Potrace Settings Explained
Beyond the threshold, potrace offers several parameters that fine-tune the output character.
| Parameter | Flag | Range | Default | Effect |
|---|---|---|---|---|
| Threshold | -k |
0.0–1.0 | 0.5 | Brightness cutoff for binary conversion. Lower = lighter output, higher = heavier |
| Corner smoothing | -a |
0–1.334 | 1 | 0 = all sharp corners. 1.334 = maximum smoothing. Controls curve vs angle at corners. |
| Optimization | -O |
0–5 | 2 | How aggressively curves are simplified. Higher = fewer points, smaller file, less accuracy |
| Noise removal | -t |
0–100+ | 2 | Max pixel area of isolated regions to discard. Higher = removes larger specks |
Recommended Settings by Source Type
| Source Image | Threshold | Corners | Turdsize | Notes |
|---|---|---|---|---|
| Clean B&W logo | 0.5 | 1 (smooth) | 2 | Defaults work perfectly for high-contrast logos |
| Pencil sketch | 0.35–0.45 | 1.334 (max) | 0 | Lower threshold avoids paper texture; max smooth for fluid lines |
| Ink stamp / seal | 0.55–0.65 | 1 (smooth) | 10–20 | Higher threshold captures full stamp; high turdsize removes spatter |
| Scanned document | 0.5–0.6 | 0 (sharp) | 5–15 | Sharp corners for text; moderate noise removal for paper dust |
| Faded / light source | 0.65–0.8 | 1 (smooth) | 2–5 | Higher threshold captures content lost at 0.5 |
| Pixel art / QR code | 0.5 | 0 (sharp) | 0 | Sharp corners preserve geometry; no noise removal |
Multi-Color Vectorization
Potrace produces black-and-white output only. It converts the image to a single binary layer (black foreground, white background) and traces the boundary. This is by design — potrace optimizes for clean, accurate B&W tracing.
For multi-color vectorization, alternative approaches exist:
- Multi-pass tracing: Run potrace multiple times at different threshold levels, each capturing a different brightness band. Stack the resulting SVG layers with different fill colors. Inkscape's "Trace Bitmap" offers this as "Multiple Scans: Brightness Steps."
- Color quantization + layer separation: Reduce the image to a limited color palette (4–16 colors), separate each color into a binary mask, and trace each mask independently. Tools like Inkscape's "Multiple Scans: Colors" automate this.
- Adobe Illustrator Image Trace: AI-assisted tracing that handles multiple colors, gradients, and complex shapes. Produces cleaner multi-color output than layer stacking but requires a paid subscription.
- AI-powered services: Tools like Vectorizer.AI use machine learning to identify shapes, separate colors, and generate clean multi-color SVG. Better results than algorithmic methods for complex images, but typically paid per-image.

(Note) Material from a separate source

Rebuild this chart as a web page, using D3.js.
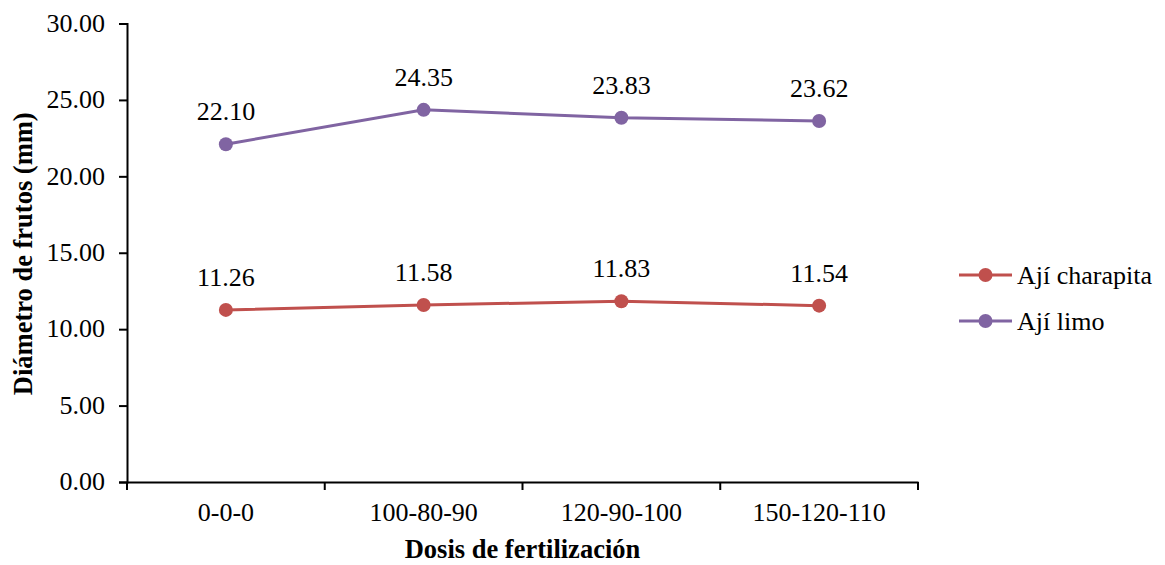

For the most common vectorization use cases — logo conversion, line art tracing, cut file preparation — potrace's B&W output is exactly what is needed, and it runs instantly for free.
Practical Use Cases
Logo Upscaling
The most common reason to vectorize: your logo exists only as a small PNG or JPEG, and you need it at much larger sizes for printing, signage, or merchandise. Vectorizing converts the fixed-resolution raster into an infinitely scalable SVG. The SVG version can be printed on a billboard, embroidered on a hat, or displayed as a favicon — all from the same file.
SVG Icons for Web
If you have an icon set as PNG files, vectorizing them to SVG provides resolution independence (crisp on all screens), CSS styling (change colors on hover or dark mode), smaller file sizes, and the ability to inline them in HTML for zero extra HTTP requests.

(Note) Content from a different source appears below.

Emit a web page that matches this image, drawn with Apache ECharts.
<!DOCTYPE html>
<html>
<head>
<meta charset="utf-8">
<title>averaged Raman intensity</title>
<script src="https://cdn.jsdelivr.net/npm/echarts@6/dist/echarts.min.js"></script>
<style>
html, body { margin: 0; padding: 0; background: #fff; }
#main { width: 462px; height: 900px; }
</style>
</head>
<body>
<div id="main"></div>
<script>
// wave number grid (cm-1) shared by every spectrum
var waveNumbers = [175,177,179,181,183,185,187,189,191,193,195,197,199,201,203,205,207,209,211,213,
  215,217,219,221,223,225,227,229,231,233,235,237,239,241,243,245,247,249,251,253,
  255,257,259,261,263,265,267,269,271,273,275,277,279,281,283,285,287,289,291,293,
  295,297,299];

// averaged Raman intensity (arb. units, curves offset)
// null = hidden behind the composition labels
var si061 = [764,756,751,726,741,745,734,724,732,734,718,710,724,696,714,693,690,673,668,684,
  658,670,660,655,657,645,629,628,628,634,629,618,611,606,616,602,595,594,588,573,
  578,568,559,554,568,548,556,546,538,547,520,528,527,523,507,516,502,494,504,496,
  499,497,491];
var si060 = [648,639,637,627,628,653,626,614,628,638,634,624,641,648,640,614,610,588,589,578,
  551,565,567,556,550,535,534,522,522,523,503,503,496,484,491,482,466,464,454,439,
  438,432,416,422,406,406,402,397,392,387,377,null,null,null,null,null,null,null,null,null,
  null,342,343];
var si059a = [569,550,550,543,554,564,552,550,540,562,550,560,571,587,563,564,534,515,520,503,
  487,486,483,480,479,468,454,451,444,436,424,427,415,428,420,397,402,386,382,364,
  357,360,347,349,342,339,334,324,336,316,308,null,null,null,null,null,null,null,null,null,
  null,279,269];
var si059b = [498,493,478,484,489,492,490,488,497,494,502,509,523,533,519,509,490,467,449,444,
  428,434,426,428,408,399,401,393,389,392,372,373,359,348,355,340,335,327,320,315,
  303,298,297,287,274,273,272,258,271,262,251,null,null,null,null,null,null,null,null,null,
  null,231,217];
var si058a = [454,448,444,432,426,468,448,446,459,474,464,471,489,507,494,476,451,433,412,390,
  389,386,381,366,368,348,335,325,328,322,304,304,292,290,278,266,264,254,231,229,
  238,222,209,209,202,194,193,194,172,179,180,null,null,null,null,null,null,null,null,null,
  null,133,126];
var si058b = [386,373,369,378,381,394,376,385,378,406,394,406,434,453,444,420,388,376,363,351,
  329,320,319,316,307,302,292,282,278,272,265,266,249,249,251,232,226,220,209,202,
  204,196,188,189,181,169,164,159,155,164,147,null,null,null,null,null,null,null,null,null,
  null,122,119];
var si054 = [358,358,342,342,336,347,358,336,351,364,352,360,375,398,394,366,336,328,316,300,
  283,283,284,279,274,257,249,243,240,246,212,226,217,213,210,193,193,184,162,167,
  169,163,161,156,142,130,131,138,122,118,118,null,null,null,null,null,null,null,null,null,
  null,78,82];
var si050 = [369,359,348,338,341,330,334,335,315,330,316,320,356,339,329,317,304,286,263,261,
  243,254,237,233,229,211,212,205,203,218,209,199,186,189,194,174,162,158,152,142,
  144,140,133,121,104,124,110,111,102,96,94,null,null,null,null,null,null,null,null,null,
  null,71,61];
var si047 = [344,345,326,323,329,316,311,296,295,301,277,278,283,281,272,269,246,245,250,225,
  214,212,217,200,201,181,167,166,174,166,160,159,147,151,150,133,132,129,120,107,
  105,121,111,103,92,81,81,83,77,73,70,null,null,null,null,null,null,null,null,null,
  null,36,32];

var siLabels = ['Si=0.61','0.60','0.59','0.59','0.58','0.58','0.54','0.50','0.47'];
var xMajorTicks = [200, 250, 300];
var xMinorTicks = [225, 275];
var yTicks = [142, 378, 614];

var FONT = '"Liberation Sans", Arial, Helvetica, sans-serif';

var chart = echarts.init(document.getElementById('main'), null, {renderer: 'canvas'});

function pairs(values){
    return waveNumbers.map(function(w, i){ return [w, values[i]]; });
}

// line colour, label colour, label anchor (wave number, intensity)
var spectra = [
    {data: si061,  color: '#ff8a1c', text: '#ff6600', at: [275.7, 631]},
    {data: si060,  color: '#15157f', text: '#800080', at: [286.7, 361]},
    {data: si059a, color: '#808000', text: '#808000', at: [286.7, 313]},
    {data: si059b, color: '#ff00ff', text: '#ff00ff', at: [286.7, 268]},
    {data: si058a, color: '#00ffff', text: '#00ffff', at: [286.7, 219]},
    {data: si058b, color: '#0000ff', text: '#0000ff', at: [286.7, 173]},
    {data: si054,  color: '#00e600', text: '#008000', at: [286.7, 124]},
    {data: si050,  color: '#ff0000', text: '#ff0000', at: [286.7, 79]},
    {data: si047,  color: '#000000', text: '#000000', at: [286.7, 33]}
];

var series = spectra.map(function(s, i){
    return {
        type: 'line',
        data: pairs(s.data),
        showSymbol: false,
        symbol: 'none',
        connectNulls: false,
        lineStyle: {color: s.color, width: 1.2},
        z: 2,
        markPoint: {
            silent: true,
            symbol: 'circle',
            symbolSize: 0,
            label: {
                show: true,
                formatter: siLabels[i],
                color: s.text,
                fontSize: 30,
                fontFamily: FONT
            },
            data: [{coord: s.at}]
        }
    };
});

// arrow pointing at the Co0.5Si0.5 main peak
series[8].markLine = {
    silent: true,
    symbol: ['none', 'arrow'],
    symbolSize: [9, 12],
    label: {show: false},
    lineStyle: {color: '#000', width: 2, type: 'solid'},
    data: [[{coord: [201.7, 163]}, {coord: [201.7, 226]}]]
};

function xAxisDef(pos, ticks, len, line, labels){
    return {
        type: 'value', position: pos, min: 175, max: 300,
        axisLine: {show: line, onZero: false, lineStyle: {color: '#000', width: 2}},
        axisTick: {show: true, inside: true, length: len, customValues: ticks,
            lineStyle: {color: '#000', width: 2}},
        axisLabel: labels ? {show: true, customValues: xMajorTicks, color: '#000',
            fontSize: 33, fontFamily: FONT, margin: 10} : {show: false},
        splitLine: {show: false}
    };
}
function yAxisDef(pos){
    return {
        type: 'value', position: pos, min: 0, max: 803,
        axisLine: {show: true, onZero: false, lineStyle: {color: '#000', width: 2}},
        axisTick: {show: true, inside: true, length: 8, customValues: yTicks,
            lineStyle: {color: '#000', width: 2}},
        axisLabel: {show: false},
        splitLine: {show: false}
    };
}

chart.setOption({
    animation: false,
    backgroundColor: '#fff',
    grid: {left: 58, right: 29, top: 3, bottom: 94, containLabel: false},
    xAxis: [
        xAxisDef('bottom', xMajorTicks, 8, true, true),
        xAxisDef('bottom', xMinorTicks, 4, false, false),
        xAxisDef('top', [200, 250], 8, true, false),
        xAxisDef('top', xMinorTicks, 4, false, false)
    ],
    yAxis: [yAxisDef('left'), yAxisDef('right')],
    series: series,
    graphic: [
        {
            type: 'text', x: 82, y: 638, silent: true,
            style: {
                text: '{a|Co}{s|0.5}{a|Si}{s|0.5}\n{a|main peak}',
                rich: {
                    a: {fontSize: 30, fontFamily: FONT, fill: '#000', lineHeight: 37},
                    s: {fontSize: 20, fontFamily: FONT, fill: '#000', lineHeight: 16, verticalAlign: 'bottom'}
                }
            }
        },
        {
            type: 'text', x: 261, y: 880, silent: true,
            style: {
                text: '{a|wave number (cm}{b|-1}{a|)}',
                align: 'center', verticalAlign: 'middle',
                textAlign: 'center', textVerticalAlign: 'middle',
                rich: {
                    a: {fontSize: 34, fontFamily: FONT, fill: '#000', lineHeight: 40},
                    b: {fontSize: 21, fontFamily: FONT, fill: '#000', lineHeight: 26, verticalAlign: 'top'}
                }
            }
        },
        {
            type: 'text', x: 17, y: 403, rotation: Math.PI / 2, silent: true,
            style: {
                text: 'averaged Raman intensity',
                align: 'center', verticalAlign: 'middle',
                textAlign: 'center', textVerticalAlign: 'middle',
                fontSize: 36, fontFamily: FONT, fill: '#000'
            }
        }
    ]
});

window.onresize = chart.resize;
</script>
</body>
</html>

Cutting Machines (Cricut, Silhouette, Laser)
Cricut, Silhouette, and laser cutters require vector input files to generate toolpaths. The machine follows the vector paths exactly — the cutter or laser traces the mathematical curves. If your design exists only as PNG, vectorization is the bridge between the raster design and the physical cutting operation. Clean, high-contrast source images produce the best cutting paths.
Embroidery
Embroidery machines need vector outlines to generate stitch paths. The vector shapes determine stitch direction, density, and fill patterns. Vectorizing a logo PNG to SVG is typically the first step in creating an embroidery file (.PES, .DST, .EXP). Simple shapes with clear boundaries produce the cleanest stitch output.
Web Performance Optimization
Replacing PNG icons and logos with SVG on a website reduces page weight (a single SVG replaces multiple resolution-specific PNGs), improves Retina display sharpness, and enables CSS-based theming. A typical website with 20 icons can save 200–400 KB by switching from PNG to SVG, directly improving Core Web Vitals scores.
Large-Format Printing
Trade show banners, vehicle wraps, building signage, and exhibition displays all require artwork that renders crisply at physical sizes measured in meters. Raster images that looked fine on screen become visibly blurry at large print sizes. Vectorizing the design ensures mathematical sharpness at any output size the print shop needs.